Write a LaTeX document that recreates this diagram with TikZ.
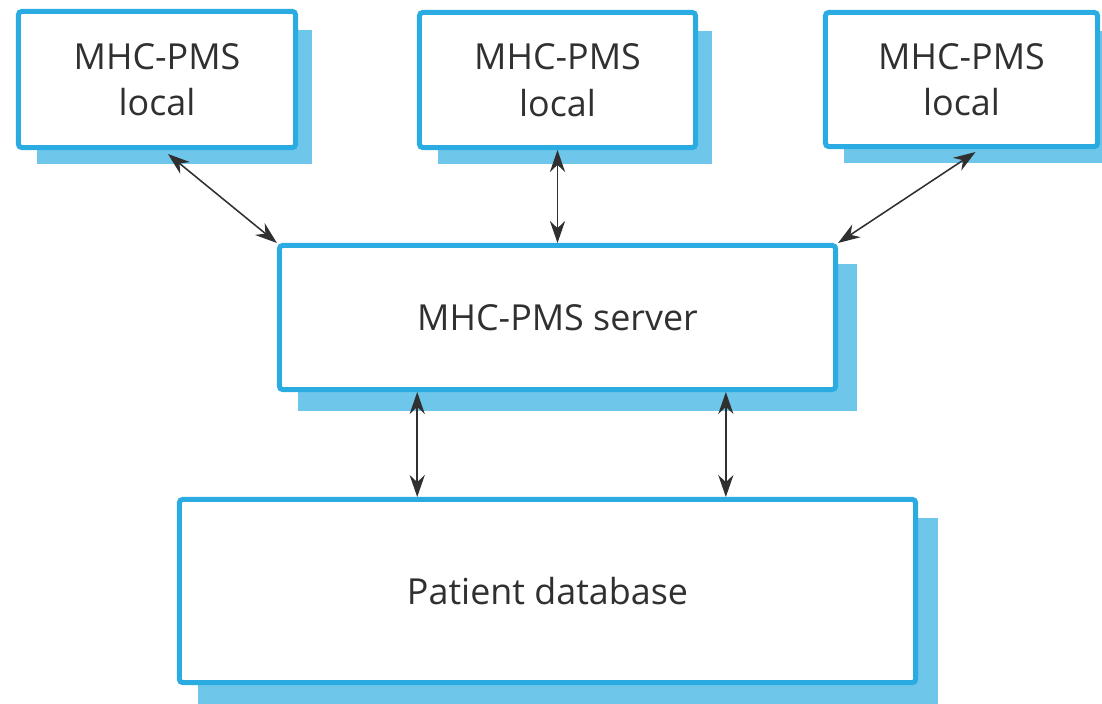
\documentclass[tikz,border=0pt]{standalone}
\usepackage{fontspec}
\setmainfont{Open Sans}
\usepackage{tikz}
\usetikzlibrary{
	arrows.meta,
	backgrounds,
	calc,
	}
\definecolor{boxblue}{HTML}{2AACE2}
\definecolor{shadeblue}{HTML}{6EC6EA}
\definecolor{inkgray}{HTML}{303030}

\begin{document}
\begin{tikzpicture}[x=0.025cm,y=-0.025cm,
	unit/.style={draw=boxblue,fill=white,line width=0.125cm,rounded corners=0.08cm,shape=rectangle,align=center,text=inkgray,font={\fontsize{25.5}{33}\selectfont}},
	link/.style={draw=inkgray,line width=1.1pt,{Stealth[length=5.5mm,width=3.8mm]}-{Stealth[length=5.5mm,width=3.8mm]}},
	]
\useasboundingbox (0,0) rectangle (1102,703);
\node[unit,minimum width=6.925cm,minimum height=3.4cm] (tl) at (157,79.5) {MHC-PMS\\local};
\node[unit,minimum width=6.9cm,minimum height=3.375cm] (tm) at (557.5,80) {MHC-PMS\\local};
\node[unit,minimum width=6.8cm,minimum height=3.35cm] (tr) at (961.5,79.5) {MHC-PMS\\local};
\node[unit,minimum width=13.9cm,minimum height=3.6cm] (srv) at (557.5,317.5) {MHC-PMS server};
\node[unit,minimum width=18.4cm,minimum height=4.575cm] (db) at (547.5,591) {Patient database};
\begin{scope}[on background layer]
\foreach \n/\d in {tl/14,tm/14,tr/14,srv/19,db/20}
	\fill[shadeblue] ($(\n.north west)+(21,21)$) rectangle ($(\n.south east)+(\d,\d)$);
\end{scope}
\draw[link] ($(tl.south)+(11,4)$) -- (srv.north west);
\draw[link] (tm.south) -- (srv.north);
\draw[link] ($(tr.south)+(14,3)$) -- (srv.north east);
\draw[link] ($(srv.south west)!0.25!(srv.south east)$) coordinate (s1) -- (s1 |- db.north);
\draw[link] ($(srv.south west)!0.8!(srv.south east)$) coordinate (s2) -- (s2 |- db.north);
\end{tikzpicture}
\end{document}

EXERCISE AIM: Restate the entire listing word for word, excluding pictures.

IN RESPONSE:
Write a LaTeX document that recreates this diagram with TikZ.
\documentclass[tikz,border=0pt]{standalone}
\usepackage{fontspec}
\setmainfont{Open Sans}
\usepackage{tikz}
\usetikzlibrary{
	arrows.meta,
	backgrounds,
	calc,
	}
\definecolor{boxblue}{HTML}{2AACE2}
\definecolor{shadeblue}{HTML}{6EC6EA}
\definecolor{inkgray}{HTML}{303030}

\begin{document}
\begin{tikzpicture}[x=0.025cm,y=-0.025cm,
	unit/.style={draw=boxblue,fill=white,line width=0.125cm,rounded corners=0.08cm,shape=rectangle,align=center,text=inkgray,font={\fontsize{25.5}{33}\selectfont}},
	link/.style={draw=inkgray,line width=1.1pt,{Stealth[length=5.5mm,width=3.8mm]}-{Stealth[length=5.5mm,width=3.8mm]}},
	]
\useasboundingbox (0,0) rectangle (1102,703);
\node[unit,minimum width=6.925cm,minimum height=3.4cm] (tl) at (157,79.5) {MHC-PMS\\local};
\node[unit,minimum width=6.9cm,minimum height=3.375cm] (tm) at (557.5,80) {MHC-PMS\\local};
\node[unit,minimum width=6.8cm,minimum height=3.35cm] (tr) at (961.5,79.5) {MHC-PMS\\local};
\node[unit,minimum width=13.9cm,minimum height=3.6cm] (srv) at (557.5,317.5) {MHC-PMS server};
\node[unit,minimum width=18.4cm,minimum height=4.575cm] (db) at (547.5,591) {Patient database};
\begin{scope}[on background layer]
\foreach \n/\d in {tl/14,tm/14,tr/14,srv/19,db/20}
	\fill[shadeblue] ($(\n.north west)+(21,21)$) rectangle ($(\n.south east)+(\d,\d)$);
\end{scope}
\draw[link] ($(tl.south)+(11,4)$) -- (srv.north west);
\draw[link] (tm.south) -- (srv.north);
\draw[link] ($(tr.south)+(14,3)$) -- (srv.north east);
\draw[link] ($(srv.south west)!0.25!(srv.south east)$) coordinate (s1) -- (s1 |- db.north);
\draw[link] ($(srv.south west)!0.8!(srv.south east)$) coordinate (s2) -- (s2 |- db.north);
\end{tikzpicture}
\end{document}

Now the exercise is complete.